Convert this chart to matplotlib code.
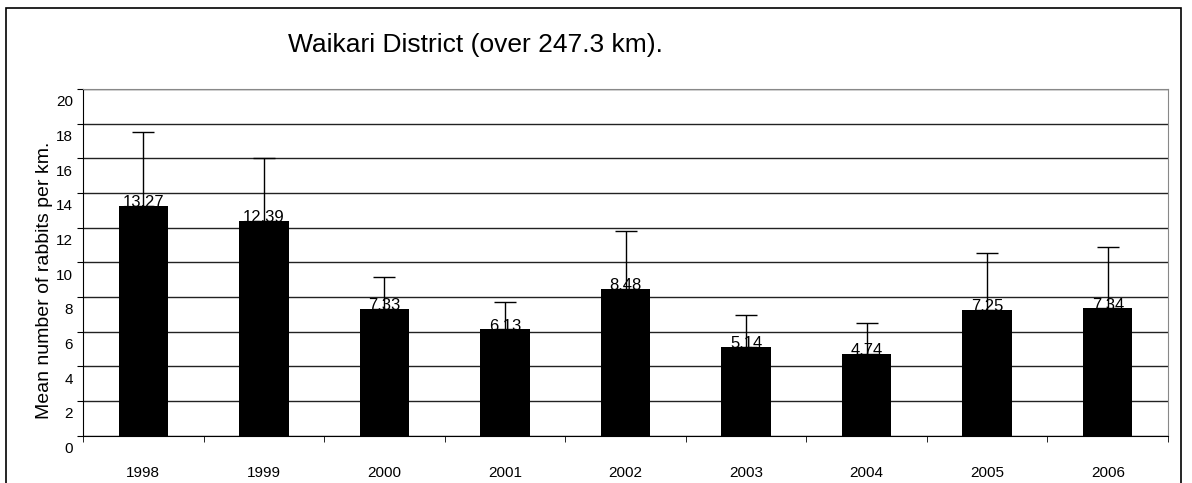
import matplotlib.pyplot as plt
from matplotlib.patches import Rectangle
import numpy as np

plt.rcParams['font.family'] = ['Liberation Sans', 'DejaVu Sans']

years = ["1998", "1999", "2000", "2001", "2002", "2003", "2004", "2005", "2006"]
means = [13.27, 12.39, 7.33, 6.13, 8.48, 5.14, 4.74, 7.25, 7.34]
upper_err = [4.24, 3.65, 1.81, 1.57, 3.35, 1.81, 1.78, 3.31, 3.57]
value_labels = ["13.27", "12.39", "7.33", "6.13", "8.48", "5.14", "4.74", "7.25", "7.34"]
y_ticks = [0, 2, 4, 6, 8, 10, 12, 14, 16, 18, 20]

fig = plt.figure(figsize=(11.92, 4.83), dpi=100)
ax = fig.add_axes([0.0696, 0.0979, 0.9103, 0.7178])

# outer frame round the whole chart
fig.patches.append(Rectangle((6 / 1192, -0.05), 1175 / 1192, 1.05 - 8 / 483,
                             transform=fig.transFigure, fill=False,
                             edgecolor="black", linewidth=1.2))

x = np.arange(len(years))
ax.bar(x, means, width=0.41, color="black", zorder=3)
ax.errorbar(x, means, yerr=[np.zeros(len(means)), upper_err], fmt="none",
            ecolor="black", elinewidth=1, capsize=8, capthick=1, zorder=4)

for xi, m, lab in zip(x, means, value_labels):
    ax.annotate(lab, (xi, m), xytext=(0, -1), textcoords="offset points",
                ha="center", va="baseline", fontsize=12, zorder=5)

ax.set_xlim(-0.5, len(years) - 0.5)
ax.set_ylim(0, 20)
ax.set_yticks(y_ticks)
ax.set_yticklabels([])
ax.tick_params(axis="y", length=4, direction="out")
# y labels sit a bit below their gridlines, as in the original export
for v in y_ticks:
    ax.annotate(str(v), (0, v), xycoords=("axes fraction", "data"),
                xytext=(-7, -9.5), textcoords="offset points",
                ha="right", va="center", fontsize=11)

ax.set_xticks(x)
ax.set_xticklabels(years, fontsize=11)
ax.tick_params(axis="x", length=0, pad=22)
ax.set_xticks(np.arange(-0.5, len(years), 1), minor=True)
ax.tick_params(axis="x", which="minor", length=4, direction="out")

ax.grid(axis="y", color="#222222", linewidth=1, zorder=0)
ax.set_axisbelow(True)
ax.spines["top"].set_color("#888888")
ax.spines["right"].set_color("#888888")
ax.spines["left"].set_color("black")
ax.spines["bottom"].set_color("black")

fig.text(45 / 1192, 1 - 280 / 483, "Mean number of rabbits per km.",
         rotation=90, ha="center", va="center", fontsize=14)
fig.text(0.399, 0.907, "Waikari District (over 247.3 km).", ha="center",
         va="center", fontsize=19)

fig.savefig("out.png", dpi=100)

==================================================

= Short problem =
Please restate the material above line by line, exactly, beginning at its first line and ending with the line that contains "capsize=8, capthick=1, zorder=4)", without any pictures.

= Written reply =
Convert this chart to matplotlib code.
import matplotlib.pyplot as plt
from matplotlib.patches import Rectangle
import numpy as np

plt.rcParams['font.family'] = ['Liberation Sans', 'DejaVu Sans']

years = ["1998", "1999", "2000", "2001", "2002", "2003", "2004", "2005", "2006"]
means = [13.27, 12.39, 7.33, 6.13, 8.48, 5.14, 4.74, 7.25, 7.34]
upper_err = [4.24, 3.65, 1.81, 1.57, 3.35, 1.81, 1.78, 3.31, 3.57]
value_labels = ["13.27", "12.39", "7.33", "6.13", "8.48", "5.14", "4.74", "7.25", "7.34"]
y_ticks = [0, 2, 4, 6, 8, 10, 12, 14, 16, 18, 20]

fig = plt.figure(figsize=(11.92, 4.83), dpi=100)
ax = fig.add_axes([0.0696, 0.0979, 0.9103, 0.7178])

# outer frame round the whole chart
fig.patches.append(Rectangle((6 / 1192, -0.05), 1175 / 1192, 1.05 - 8 / 483,
                             transform=fig.transFigure, fill=False,
                             edgecolor="black", linewidth=1.2))

x = np.arange(len(years))
ax.bar(x, means, width=0.41, color="black", zorder=3)
ax.errorbar(x, means, yerr=[np.zeros(len(means)), upper_err], fmt="none",
            ecolor="black", elinewidth=1, capsize=8, capthick=1, zorder=4)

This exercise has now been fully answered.